▸ What you will do: Below is a listing to write out in full, exactly as given, without its pictures.

▸ Supplied data:
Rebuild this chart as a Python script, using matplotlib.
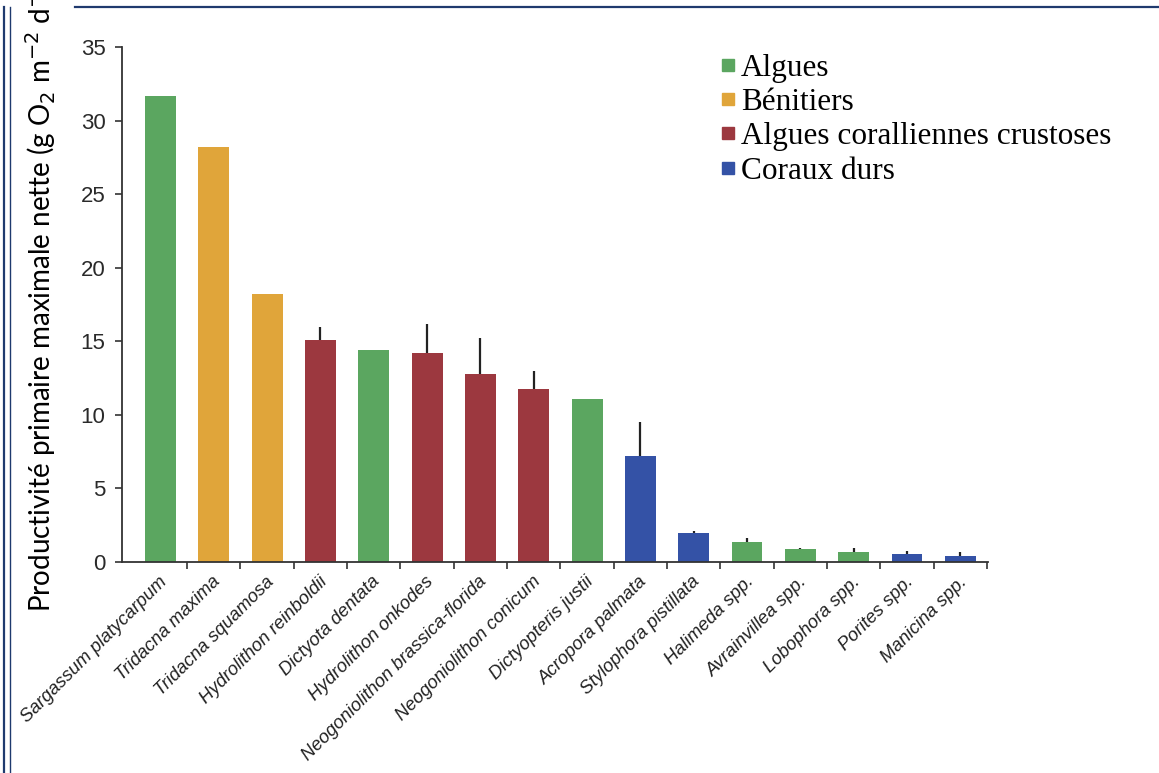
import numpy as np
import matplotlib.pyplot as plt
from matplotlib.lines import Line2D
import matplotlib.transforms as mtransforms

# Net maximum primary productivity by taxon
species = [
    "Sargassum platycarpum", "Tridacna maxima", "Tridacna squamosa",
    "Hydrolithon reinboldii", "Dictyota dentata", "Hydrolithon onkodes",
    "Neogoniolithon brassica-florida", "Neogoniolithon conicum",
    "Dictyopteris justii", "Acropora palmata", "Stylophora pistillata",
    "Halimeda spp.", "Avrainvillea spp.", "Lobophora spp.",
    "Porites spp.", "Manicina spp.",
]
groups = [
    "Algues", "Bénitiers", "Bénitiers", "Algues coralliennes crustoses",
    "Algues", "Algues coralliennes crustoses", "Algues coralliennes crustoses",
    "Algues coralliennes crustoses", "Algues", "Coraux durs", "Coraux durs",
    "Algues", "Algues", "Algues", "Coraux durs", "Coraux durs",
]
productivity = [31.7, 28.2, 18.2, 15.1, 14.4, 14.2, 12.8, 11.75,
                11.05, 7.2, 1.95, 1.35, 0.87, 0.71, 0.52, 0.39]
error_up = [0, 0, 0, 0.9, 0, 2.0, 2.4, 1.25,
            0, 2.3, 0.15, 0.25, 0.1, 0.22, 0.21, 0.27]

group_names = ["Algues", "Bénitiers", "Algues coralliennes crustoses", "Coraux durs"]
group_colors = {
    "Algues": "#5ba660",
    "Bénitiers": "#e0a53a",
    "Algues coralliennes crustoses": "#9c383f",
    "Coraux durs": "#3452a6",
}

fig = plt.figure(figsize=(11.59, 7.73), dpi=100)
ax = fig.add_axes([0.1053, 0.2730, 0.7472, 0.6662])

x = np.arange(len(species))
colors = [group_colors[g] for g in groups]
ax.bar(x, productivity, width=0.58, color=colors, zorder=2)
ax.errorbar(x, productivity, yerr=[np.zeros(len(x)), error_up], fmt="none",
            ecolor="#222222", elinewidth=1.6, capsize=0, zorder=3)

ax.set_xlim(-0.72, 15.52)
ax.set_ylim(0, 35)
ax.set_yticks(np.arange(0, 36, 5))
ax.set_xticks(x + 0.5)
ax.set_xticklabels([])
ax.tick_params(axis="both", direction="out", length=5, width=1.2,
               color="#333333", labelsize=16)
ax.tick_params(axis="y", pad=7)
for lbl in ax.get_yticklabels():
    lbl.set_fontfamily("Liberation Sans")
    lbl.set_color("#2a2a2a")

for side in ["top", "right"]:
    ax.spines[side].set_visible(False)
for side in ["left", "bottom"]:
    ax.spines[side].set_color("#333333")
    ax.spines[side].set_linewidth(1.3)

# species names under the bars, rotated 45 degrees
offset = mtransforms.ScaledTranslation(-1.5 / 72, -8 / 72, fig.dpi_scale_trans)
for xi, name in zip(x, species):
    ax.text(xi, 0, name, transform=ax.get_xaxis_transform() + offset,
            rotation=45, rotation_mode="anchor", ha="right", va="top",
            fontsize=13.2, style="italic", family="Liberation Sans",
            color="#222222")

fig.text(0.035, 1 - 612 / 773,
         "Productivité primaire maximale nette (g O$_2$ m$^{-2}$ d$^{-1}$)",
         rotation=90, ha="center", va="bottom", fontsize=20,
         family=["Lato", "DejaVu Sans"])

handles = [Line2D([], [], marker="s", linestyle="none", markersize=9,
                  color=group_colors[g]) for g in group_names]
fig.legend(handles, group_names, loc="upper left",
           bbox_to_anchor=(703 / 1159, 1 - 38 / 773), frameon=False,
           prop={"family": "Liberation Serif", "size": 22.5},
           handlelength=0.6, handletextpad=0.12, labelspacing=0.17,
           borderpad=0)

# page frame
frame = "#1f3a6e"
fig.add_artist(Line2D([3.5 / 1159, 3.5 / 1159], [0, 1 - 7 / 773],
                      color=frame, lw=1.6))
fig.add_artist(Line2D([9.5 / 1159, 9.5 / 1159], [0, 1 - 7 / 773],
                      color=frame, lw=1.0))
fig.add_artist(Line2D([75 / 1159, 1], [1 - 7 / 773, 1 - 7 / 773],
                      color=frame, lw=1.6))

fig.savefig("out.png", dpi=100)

▸ Written response:
Rebuild this chart as a Python script, using matplotlib.
import numpy as np
import matplotlib.pyplot as plt
from matplotlib.lines import Line2D
import matplotlib.transforms as mtransforms

# Net maximum primary productivity by taxon
species = [
    "Sargassum platycarpum", "Tridacna maxima", "Tridacna squamosa",
    "Hydrolithon reinboldii", "Dictyota dentata", "Hydrolithon onkodes",
    "Neogoniolithon brassica-florida", "Neogoniolithon conicum",
    "Dictyopteris justii", "Acropora palmata", "Stylophora pistillata",
    "Halimeda spp.", "Avrainvillea spp.", "Lobophora spp.",
    "Porites spp.", "Manicina spp.",
]
groups = [
    "Algues", "Bénitiers", "Bénitiers", "Algues coralliennes crustoses",
    "Algues", "Algues coralliennes crustoses", "Algues coralliennes crustoses",
    "Algues coralliennes crustoses", "Algues", "Coraux durs", "Coraux durs",
    "Algues", "Algues", "Algues", "Coraux durs", "Coraux durs",
]
productivity = [31.7, 28.2, 18.2, 15.1, 14.4, 14.2, 12.8, 11.75,
                11.05, 7.2, 1.95, 1.35, 0.87, 0.71, 0.52, 0.39]
error_up = [0, 0, 0, 0.9, 0, 2.0, 2.4, 1.25,
            0, 2.3, 0.15, 0.25, 0.1, 0.22, 0.21, 0.27]

group_names = ["Algues", "Bénitiers", "Algues coralliennes crustoses", "Coraux durs"]
group_colors = {
    "Algues": "#5ba660",
    "Bénitiers": "#e0a53a",
    "Algues coralliennes crustoses": "#9c383f",
    "Coraux durs": "#3452a6",
}

fig = plt.figure(figsize=(11.59, 7.73), dpi=100)
ax = fig.add_axes([0.1053, 0.2730, 0.7472, 0.6662])

x = np.arange(len(species))
colors = [group_colors[g] for g in groups]
ax.bar(x, productivity, width=0.58, color=colors, zorder=2)
ax.errorbar(x, productivity, yerr=[np.zeros(len(x)), error_up], fmt="none",
            ecolor="#222222", elinewidth=1.6, capsize=0, zorder=3)

ax.set_xlim(-0.72, 15.52)
ax.set_ylim(0, 35)
ax.set_yticks(np.arange(0, 36, 5))
ax.set_xticks(x + 0.5)
ax.set_xticklabels([])
ax.tick_params(axis="both", direction="out", length=5, width=1.2,
               color="#333333", labelsize=16)
ax.tick_params(axis="y", pad=7)
for lbl in ax.get_yticklabels():
    lbl.set_fontfamily("Liberation Sans")
    lbl.set_color("#2a2a2a")

for side in ["top", "right"]:
    ax.spines[side].set_visible(False)
for side in ["left", "bottom"]:
    ax.spines[side].set_color("#333333")
    ax.spines[side].set_linewidth(1.3)

# species names under the bars, rotated 45 degrees
offset = mtransforms.ScaledTranslation(-1.5 / 72, -8 / 72, fig.dpi_scale_trans)
for xi, name in zip(x, species):
    ax.text(xi, 0, name, transform=ax.get_xaxis_transform() + offset,
            rotation=45, rotation_mode="anchor", ha="right", va="top",
            fontsize=13.2, style="italic", family="Liberation Sans",
            color="#222222")

fig.text(0.035, 1 - 612 / 773,
         "Productivité primaire maximale nette (g O$_2$ m$^{-2}$ d$^{-1}$)",
         rotation=90, ha="center", va="bottom", fontsize=20,
         family=["Lato", "DejaVu Sans"])

handles = [Line2D([], [], marker="s", linestyle="none", markersize=9,
                  color=group_colors[g]) for g in group_names]
fig.legend(handles, group_names, loc="upper left",
           bbox_to_anchor=(703 / 1159, 1 - 38 / 773), frameon=False,
           prop={"family": "Liberation Serif", "size": 22.5},
           handlelength=0.6, handletextpad=0.12, labelspacing=0.17,
           borderpad=0)

# page frame
frame = "#1f3a6e"
fig.add_artist(Line2D([3.5 / 1159, 3.5 / 1159], [0, 1 - 7 / 773],
                      color=frame, lw=1.6))
fig.add_artist(Line2D([9.5 / 1159, 9.5 / 1159], [0, 1 - 7 / 773],
                      color=frame, lw=1.0))
fig.add_artist(Line2D([75 / 1159, 1], [1 - 7 / 773, 1 - 7 / 773],
                      color=frame, lw=1.6))

fig.savefig("out.png", dpi=100)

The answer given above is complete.